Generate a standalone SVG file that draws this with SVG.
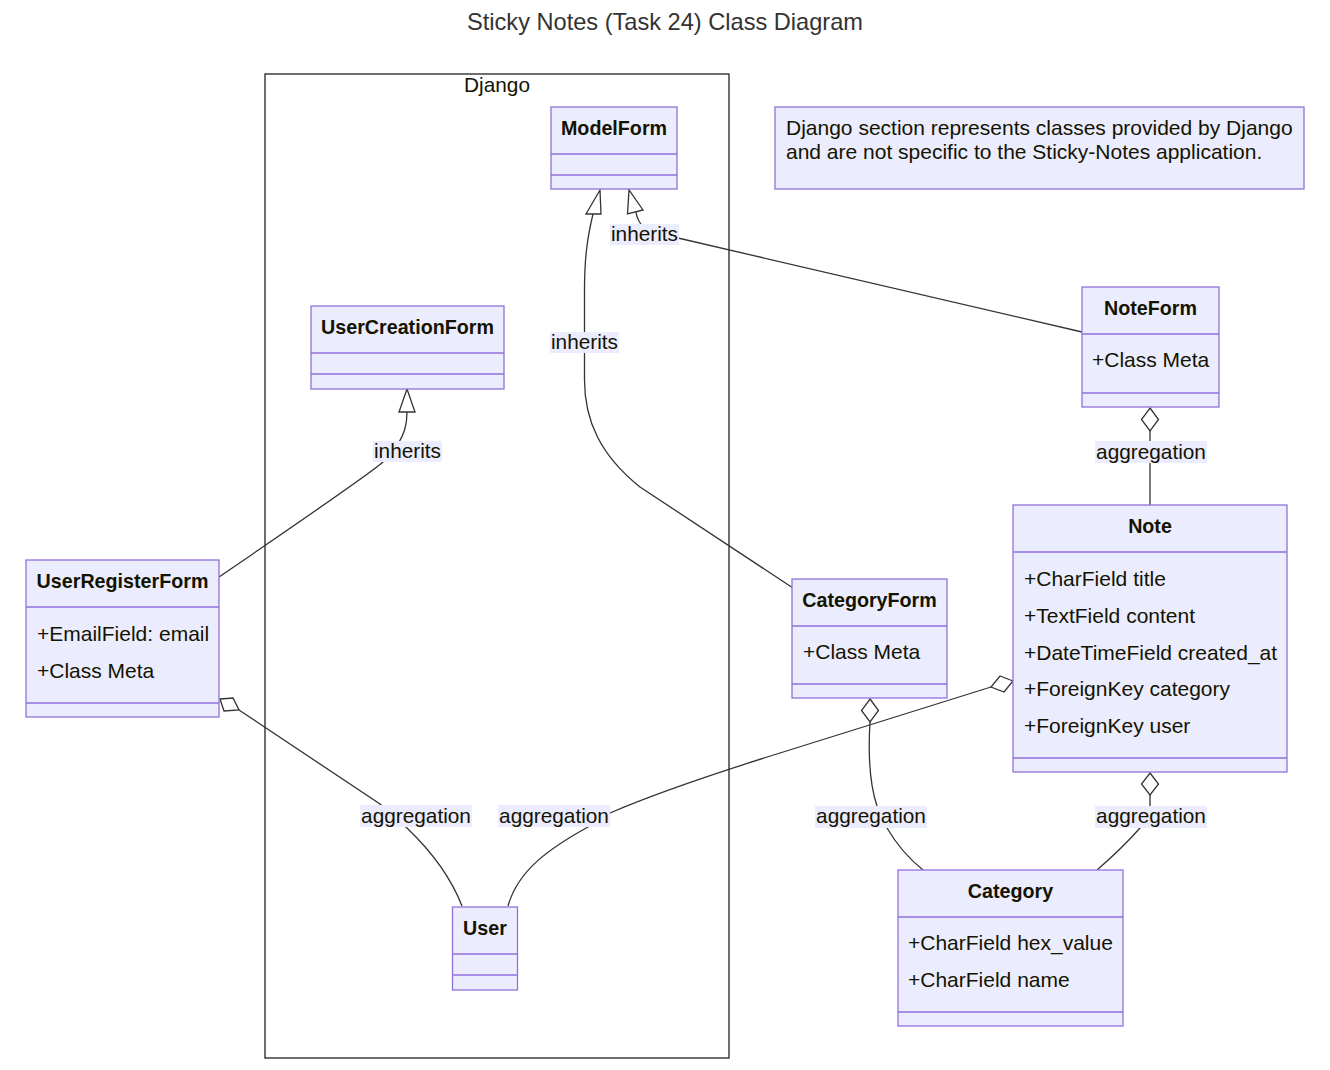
<svg xmlns="http://www.w3.org/2000/svg" width="1330" height="1070" viewBox="0 0 1330 1070">
<style>
  .node rect.box { fill: #ECECFF; stroke: #9370DB; stroke-width: 1.3; }
  .node line { stroke: #9370DB; stroke-width: 1.3; }
  .title { font-family: "Liberation Sans", Arial, sans-serif; font-size: 19.7px; font-weight: bold; fill: #131300; text-anchor: middle; }
  .member { font-family: "Liberation Sans", Arial, sans-serif; font-size: 21px; fill: #131300; }
  .edge { fill: none; stroke: #333333; stroke-width: 1.3; }
  .head { fill: #ffffff; stroke: #333333; stroke-width: 1.3; stroke-linejoin: miter; }
  .lblbg { fill: #ECECFF; }
  .lbl { font-family: "Liberation Sans", Arial, sans-serif; font-size: 20.8px; fill: #131300; text-anchor: middle; }
  .cluster { fill: #ffffff; stroke: #222222; stroke-width: 1.3; }
  .clabel { font-family: "Liberation Sans", Arial, sans-serif; font-size: 20.8px; fill: #131300; text-anchor: middle; }
  .diagtitle { font-family: "Liberation Sans", Arial, sans-serif; font-size: 23.6px; fill: #333333; text-anchor: middle; }
  .notebox { fill: #ECECFF; stroke: #9370DB; stroke-width: 1.3; }
</style>
<rect x="0" y="0" width="1330" height="1070" fill="#ffffff"/>
<text class="diagtitle" x="665" y="30">Sticky Notes (Task 24) Class Diagram</text>

<g id="cluster-django">
  <rect class="cluster" x="265" y="74" width="464" height="984"/>
  <text class="clabel" x="497" y="92">Django</text>
</g>

<g id="connectors">
  <!-- NoteForm inherits ModelForm -->
  <path class="edge" d="M636,212 C637,220 640,224 645,229 L678,238 L1082,332"/>
  <polygon class="head" points="629,190 627.5,214 643,210"/>
  <!-- CategoryForm inherits ModelForm -->
  <path class="edge" d="M593,214 C588,235 584.5,255 584.5,290 L584.5,380 C584.5,420 600,455 640,487 L793,588"/>
  <polygon class="head" points="600,190 586,214 601,214"/>
  <!-- UserRegisterForm inherits UserCreationForm -->
  <path class="edge" d="M407,412 C407,426 404,434 398,444 L383,462 C372,472 320,508 219,577"/>
  <polygon class="head" points="407,389 399,412 415,412"/>
  <!-- NoteForm aggregation Note -->
  <path class="edge" d="M1150,431 L1150,505"/>
  <polygon class="head" points="1150,408 1158.5,419.5 1150,431 1141.5,419.5"/>
  <!-- CategoryForm aggregation Category -->
  <path class="edge" d="M870,722 C868,755 870,785 877,806 L887,828 C897,845 908,858 923,870"/>
  <polygon class="head" points="870,699 878.5,710.5 870,722 861.5,710.5"/>
  <!-- Note aggregation Category -->
  <path class="edge" d="M1150,795 L1150,810 C1148,818 1145,823 1140,828 C1125,845 1112,857 1097,870"/>
  <polygon class="head" points="1150,773 1158.5,784 1150,795 1141.5,784"/>
  <!-- Note aggregation User -->
  <path class="edge" d="M991,687 L780,753 C700,778 640,800 610,813 L588,827 C550,848 518,870 508,906"/>
  <polygon class="head" points="1013,681 1000,676 991,687 1004,692"/>
  <!-- UserRegisterForm aggregation User -->
  <path class="edge" d="M239,710 L380,804 L407,828 C430,850 450,875 462,906"/>
  <polygon class="head" points="220,699 233,698 239,710 224,711"/>

  <!-- labels -->
  <rect class="lblbg" x="610" y="224" width="69" height="21"/>
  <text class="lbl" x="644.5" y="241">inherits</text>
  <rect class="lblbg" x="550" y="332" width="69" height="21"/>
  <text class="lbl" x="584.5" y="349">inherits</text>
  <rect class="lblbg" x="373" y="441" width="69" height="21"/>
  <text class="lbl" x="407.5" y="458">inherits</text>
  <rect class="lblbg" x="1095" y="441" width="112" height="22"/>
  <text class="lbl" x="1151" y="459">aggregation</text>
  <rect class="lblbg" x="360" y="805" width="112" height="22"/>
  <text class="lbl" x="416" y="823">aggregation</text>
  <rect class="lblbg" x="498" y="805" width="112" height="22"/>
  <text class="lbl" x="554" y="823">aggregation</text>
  <rect class="lblbg" x="815" y="806" width="112" height="22"/>
  <text class="lbl" x="871" y="823">aggregation</text>
  <rect class="lblbg" x="1095" y="806" width="112" height="22"/>
  <text class="lbl" x="1151" y="823">aggregation</text>
</g>

<g id="node-ModelForm" class="node">
  <rect class="box" x="551" y="107" width="126" height="82"/>
  <line x1="551" y1="154" x2="677" y2="154"/>
  <line x1="551" y1="175" x2="677" y2="175"/>
  <text class="title" x="614" y="135">ModelForm</text>
</g>

<g id="node-UserCreationForm" class="node">
  <rect class="box" x="311" y="306" width="193" height="83"/>
  <line x1="311" y1="353" x2="504" y2="353"/>
  <line x1="311" y1="374" x2="504" y2="374"/>
  <text class="title" x="407.5" y="334">UserCreationForm</text>
</g>

<g id="node-NoteForm" class="node">
  <rect class="box" x="1082" y="287" width="137" height="120"/>
  <line x1="1082" y1="334" x2="1219" y2="334"/>
  <line x1="1082" y1="393" x2="1219" y2="393"/>
  <text class="title" x="1150.5" y="315">NoteForm</text>
  <text class="member" x="1092" y="367">+Class Meta</text>
</g>

<g id="node-Note" class="node">
  <rect class="box" x="1013" y="505" width="274" height="267"/>
  <line x1="1013" y1="552" x2="1287" y2="552"/>
  <line x1="1013" y1="758" x2="1287" y2="758"/>
  <text class="title" x="1150" y="533">Note</text>
  <text class="member" x="1024" y="586">+CharField title</text>
  <text class="member" x="1024" y="623">+TextField content</text>
  <text class="member" x="1024" y="660">+DateTimeField created_at</text>
  <text class="member" x="1024" y="696">+ForeignKey category</text>
  <text class="member" x="1024" y="733">+ForeignKey user</text>
</g>

<g id="node-CategoryForm" class="node">
  <rect class="box" x="792" y="579" width="155" height="119"/>
  <line x1="792" y1="626" x2="947" y2="626"/>
  <line x1="792" y1="684" x2="947" y2="684"/>
  <text class="title" x="869.5" y="607">CategoryForm</text>
  <text class="member" x="803" y="659">+Class Meta</text>
</g>

<g id="node-Category" class="node">
  <rect class="box" x="898" y="870" width="225" height="156"/>
  <line x1="898" y1="917" x2="1123" y2="917"/>
  <line x1="898" y1="1012" x2="1123" y2="1012"/>
  <text class="title" x="1010.5" y="898">Category</text>
  <text class="member" x="908" y="950">+CharField hex_value</text>
  <text class="member" x="908" y="987">+CharField name</text>
</g>

<g id="node-UserRegisterForm" class="node">
  <rect class="box" x="26" y="560" width="193" height="157"/>
  <line x1="26" y1="607" x2="219" y2="607"/>
  <line x1="26" y1="703" x2="219" y2="703"/>
  <text class="title" x="122.5" y="588">UserRegisterForm</text>
  <text class="member" x="37" y="641">+EmailField: email</text>
  <text class="member" x="37" y="678">+Class Meta</text>
</g>

<g id="node-User" class="node">
  <rect class="box" x="452.5" y="907" width="65" height="83"/>
  <line x1="452.5" y1="954" x2="517.5" y2="954"/>
  <line x1="452.5" y1="975" x2="517.5" y2="975"/>
  <text class="title" x="485" y="935">User</text>
</g>

<g id="note-django">
  <rect class="notebox" x="775" y="107" width="529" height="82"/>
  <text class="member" x="786" y="135">Django section represents classes provided by Django</text>
  <text class="member" x="786" y="159">and are not specific to the Sticky-Notes application.</text>
</g>
</svg>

Challenge: Every line of the data above should be quoted exactly. Omit the pictures.

Task answer:
Generate a standalone SVG file that draws this with SVG.
<svg xmlns="http://www.w3.org/2000/svg" width="1330" height="1070" viewBox="0 0 1330 1070">
<style>
  .node rect.box { fill: #ECECFF; stroke: #9370DB; stroke-width: 1.3; }
  .node line { stroke: #9370DB; stroke-width: 1.3; }
  .title { font-family: "Liberation Sans", Arial, sans-serif; font-size: 19.7px; font-weight: bold; fill: #131300; text-anchor: middle; }
  .member { font-family: "Liberation Sans", Arial, sans-serif; font-size: 21px; fill: #131300; }
  .edge { fill: none; stroke: #333333; stroke-width: 1.3; }
  .head { fill: #ffffff; stroke: #333333; stroke-width: 1.3; stroke-linejoin: miter; }
  .lblbg { fill: #ECECFF; }
  .lbl { font-family: "Liberation Sans", Arial, sans-serif; font-size: 20.8px; fill: #131300; text-anchor: middle; }
  .cluster { fill: #ffffff; stroke: #222222; stroke-width: 1.3; }
  .clabel { font-family: "Liberation Sans", Arial, sans-serif; font-size: 20.8px; fill: #131300; text-anchor: middle; }
  .diagtitle { font-family: "Liberation Sans", Arial, sans-serif; font-size: 23.6px; fill: #333333; text-anchor: middle; }
  .notebox { fill: #ECECFF; stroke: #9370DB; stroke-width: 1.3; }
</style>
<rect x="0" y="0" width="1330" height="1070" fill="#ffffff"/>
<text class="diagtitle" x="665" y="30">Sticky Notes (Task 24) Class Diagram</text>

<g id="cluster-django">
  <rect class="cluster" x="265" y="74" width="464" height="984"/>
  <text class="clabel" x="497" y="92">Django</text>
</g>

<g id="connectors">
  <!-- NoteForm inherits ModelForm -->
  <path class="edge" d="M636,212 C637,220 640,224 645,229 L678,238 L1082,332"/>
  <polygon class="head" points="629,190 627.5,214 643,210"/>
  <!-- CategoryForm inherits ModelForm -->
  <path class="edge" d="M593,214 C588,235 584.5,255 584.5,290 L584.5,380 C584.5,420 600,455 640,487 L793,588"/>
  <polygon class="head" points="600,190 586,214 601,214"/>
  <!-- UserRegisterForm inherits UserCreationForm -->
  <path class="edge" d="M407,412 C407,426 404,434 398,444 L383,462 C372,472 320,508 219,577"/>
  <polygon class="head" points="407,389 399,412 415,412"/>
  <!-- NoteForm aggregation Note -->
  <path class="edge" d="M1150,431 L1150,505"/>
  <polygon class="head" points="1150,408 1158.5,419.5 1150,431 1141.5,419.5"/>
  <!-- CategoryForm aggregation Category -->
  <path class="edge" d="M870,722 C868,755 870,785 877,806 L887,828 C897,845 908,858 923,870"/>
  <polygon class="head" points="870,699 878.5,710.5 870,722 861.5,710.5"/>
  <!-- Note aggregation Category -->
  <path class="edge" d="M1150,795 L1150,810 C1148,818 1145,823 1140,828 C1125,845 1112,857 1097,870"/>
  <polygon class="head" points="1150,773 1158.5,784 1150,795 1141.5,784"/>
  <!-- Note aggregation User -->
  <path class="edge" d="M991,687 L780,753 C700,778 640,800 610,813 L588,827 C550,848 518,870 508,906"/>
  <polygon class="head" points="1013,681 1000,676 991,687 1004,692"/>
  <!-- UserRegisterForm aggregation User -->
  <path class="edge" d="M239,710 L380,804 L407,828 C430,850 450,875 462,906"/>
  <polygon class="head" points="220,699 233,698 239,710 224,711"/>

  <!-- labels -->
  <rect class="lblbg" x="610" y="224" width="69" height="21"/>
  <text class="lbl" x="644.5" y="241">inherits</text>
  <rect class="lblbg" x="550" y="332" width="69" height="21"/>
  <text class="lbl" x="584.5" y="349">inherits</text>
  <rect class="lblbg" x="373" y="441" width="69" height="21"/>
  <text class="lbl" x="407.5" y="458">inherits</text>
  <rect class="lblbg" x="1095" y="441" width="112" height="22"/>
  <text class="lbl" x="1151" y="459">aggregation</text>
  <rect class="lblbg" x="360" y="805" width="112" height="22"/>
  <text class="lbl" x="416" y="823">aggregation</text>
  <rect class="lblbg" x="498" y="805" width="112" height="22"/>
  <text class="lbl" x="554" y="823">aggregation</text>
  <rect class="lblbg" x="815" y="806" width="112" height="22"/>
  <text class="lbl" x="871" y="823">aggregation</text>
  <rect class="lblbg" x="1095" y="806" width="112" height="22"/>
  <text class="lbl" x="1151" y="823">aggregation</text>
</g>

<g id="node-ModelForm" class="node">
  <rect class="box" x="551" y="107" width="126" height="82"/>
  <line x1="551" y1="154" x2="677" y2="154"/>
  <line x1="551" y1="175" x2="677" y2="175"/>
  <text class="title" x="614" y="135">ModelForm</text>
</g>

<g id="node-UserCreationForm" class="node">
  <rect class="box" x="311" y="306" width="193" height="83"/>
  <line x1="311" y1="353" x2="504" y2="353"/>
  <line x1="311" y1="374" x2="504" y2="374"/>
  <text class="title" x="407.5" y="334">UserCreationForm</text>
</g>

<g id="node-NoteForm" class="node">
  <rect class="box" x="1082" y="287" width="137" height="120"/>
  <line x1="1082" y1="334" x2="1219" y2="334"/>
  <line x1="1082" y1="393" x2="1219" y2="393"/>
  <text class="title" x="1150.5" y="315">NoteForm</text>
  <text class="member" x="1092" y="367">+Class Meta</text>
</g>

<g id="node-Note" class="node">
  <rect class="box" x="1013" y="505" width="274" height="267"/>
  <line x1="1013" y1="552" x2="1287" y2="552"/>
  <line x1="1013" y1="758" x2="1287" y2="758"/>
  <text class="title" x="1150" y="533">Note</text>
  <text class="member" x="1024" y="586">+CharField title</text>
  <text class="member" x="1024" y="623">+TextField content</text>
  <text class="member" x="1024" y="660">+DateTimeField created_at</text>
  <text class="member" x="1024" y="696">+ForeignKey category</text>
  <text class="member" x="1024" y="733">+ForeignKey user</text>
</g>

<g id="node-CategoryForm" class="node">
  <rect class="box" x="792" y="579" width="155" height="119"/>
  <line x1="792" y1="626" x2="947" y2="626"/>
  <line x1="792" y1="684" x2="947" y2="684"/>
  <text class="title" x="869.5" y="607">CategoryForm</text>
  <text class="member" x="803" y="659">+Class Meta</text>
</g>

<g id="node-Category" class="node">
  <rect class="box" x="898" y="870" width="225" height="156"/>
  <line x1="898" y1="917" x2="1123" y2="917"/>
  <line x1="898" y1="1012" x2="1123" y2="1012"/>
  <text class="title" x="1010.5" y="898">Category</text>
  <text class="member" x="908" y="950">+CharField hex_value</text>
  <text class="member" x="908" y="987">+CharField name</text>
</g>

<g id="node-UserRegisterForm" class="node">
  <rect class="box" x="26" y="560" width="193" height="157"/>
  <line x1="26" y1="607" x2="219" y2="607"/>
  <line x1="26" y1="703" x2="219" y2="703"/>
  <text class="title" x="122.5" y="588">UserRegisterForm</text>
  <text class="member" x="37" y="641">+EmailField: email</text>
  <text class="member" x="37" y="678">+Class Meta</text>
</g>

<g id="node-User" class="node">
  <rect class="box" x="452.5" y="907" width="65" height="83"/>
  <line x1="452.5" y1="954" x2="517.5" y2="954"/>
  <line x1="452.5" y1="975" x2="517.5" y2="975"/>
  <text class="title" x="485" y="935">User</text>
</g>

<g id="note-django">
  <rect class="notebox" x="775" y="107" width="529" height="82"/>
  <text class="member" x="786" y="135">Django section represents classes provided by Django</text>
  <text class="member" x="786" y="159">and are not specific to the Sticky-Notes application.</text>
</g>
</svg>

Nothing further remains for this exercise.